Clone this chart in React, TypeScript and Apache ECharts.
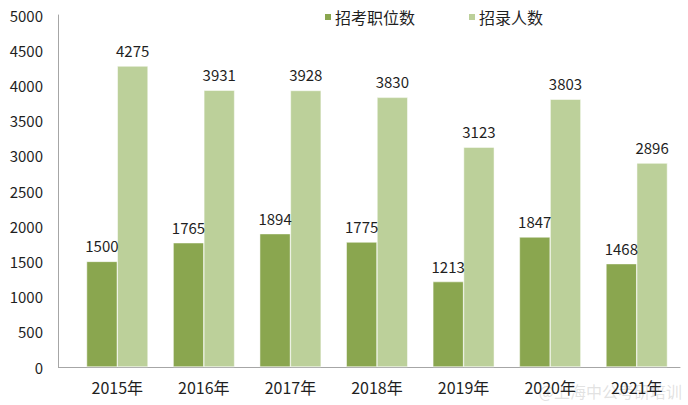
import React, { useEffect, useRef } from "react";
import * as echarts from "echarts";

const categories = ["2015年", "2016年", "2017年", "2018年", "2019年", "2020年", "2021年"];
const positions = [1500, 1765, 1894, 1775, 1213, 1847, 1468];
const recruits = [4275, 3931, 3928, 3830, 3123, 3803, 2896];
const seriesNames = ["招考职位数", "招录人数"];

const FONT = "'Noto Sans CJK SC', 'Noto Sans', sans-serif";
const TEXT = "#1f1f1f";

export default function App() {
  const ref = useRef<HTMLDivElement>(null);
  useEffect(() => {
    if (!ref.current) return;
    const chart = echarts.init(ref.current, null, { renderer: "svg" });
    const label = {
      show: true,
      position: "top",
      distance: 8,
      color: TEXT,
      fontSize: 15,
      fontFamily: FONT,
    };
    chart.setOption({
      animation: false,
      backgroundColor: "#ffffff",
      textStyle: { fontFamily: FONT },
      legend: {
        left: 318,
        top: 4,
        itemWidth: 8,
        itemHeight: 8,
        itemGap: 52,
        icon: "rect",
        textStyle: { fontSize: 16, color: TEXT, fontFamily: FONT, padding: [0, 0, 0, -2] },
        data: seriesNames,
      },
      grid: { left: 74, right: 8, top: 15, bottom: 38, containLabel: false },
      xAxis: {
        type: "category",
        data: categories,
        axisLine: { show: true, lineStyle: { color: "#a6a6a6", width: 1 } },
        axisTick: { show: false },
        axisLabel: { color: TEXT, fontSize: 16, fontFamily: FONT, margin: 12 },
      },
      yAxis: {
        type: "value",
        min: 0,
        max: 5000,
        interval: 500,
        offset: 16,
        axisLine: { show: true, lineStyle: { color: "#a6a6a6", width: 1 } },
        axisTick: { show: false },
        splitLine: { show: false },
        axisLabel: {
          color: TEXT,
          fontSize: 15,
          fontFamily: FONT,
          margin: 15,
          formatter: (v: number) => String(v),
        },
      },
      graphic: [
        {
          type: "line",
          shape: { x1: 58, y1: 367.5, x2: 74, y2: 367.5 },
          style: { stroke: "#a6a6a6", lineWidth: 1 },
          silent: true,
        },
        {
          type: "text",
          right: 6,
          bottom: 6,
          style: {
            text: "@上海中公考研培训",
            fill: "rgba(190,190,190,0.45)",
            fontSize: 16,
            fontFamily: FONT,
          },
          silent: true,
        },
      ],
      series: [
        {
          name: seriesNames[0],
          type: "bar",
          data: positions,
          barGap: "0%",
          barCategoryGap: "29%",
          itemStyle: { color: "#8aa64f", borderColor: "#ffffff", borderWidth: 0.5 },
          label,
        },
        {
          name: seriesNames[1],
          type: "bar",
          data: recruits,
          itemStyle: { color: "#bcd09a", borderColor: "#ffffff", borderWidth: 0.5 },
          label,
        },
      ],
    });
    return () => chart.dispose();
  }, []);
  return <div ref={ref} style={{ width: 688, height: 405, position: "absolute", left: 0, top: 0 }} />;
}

## EXERCISE AIM
All lines in the data that contain the word "React" should be copied.

## RESULT
Clone this chart in React, TypeScript and Apache ECharts.
import React, { useEffect, useRef } from "react";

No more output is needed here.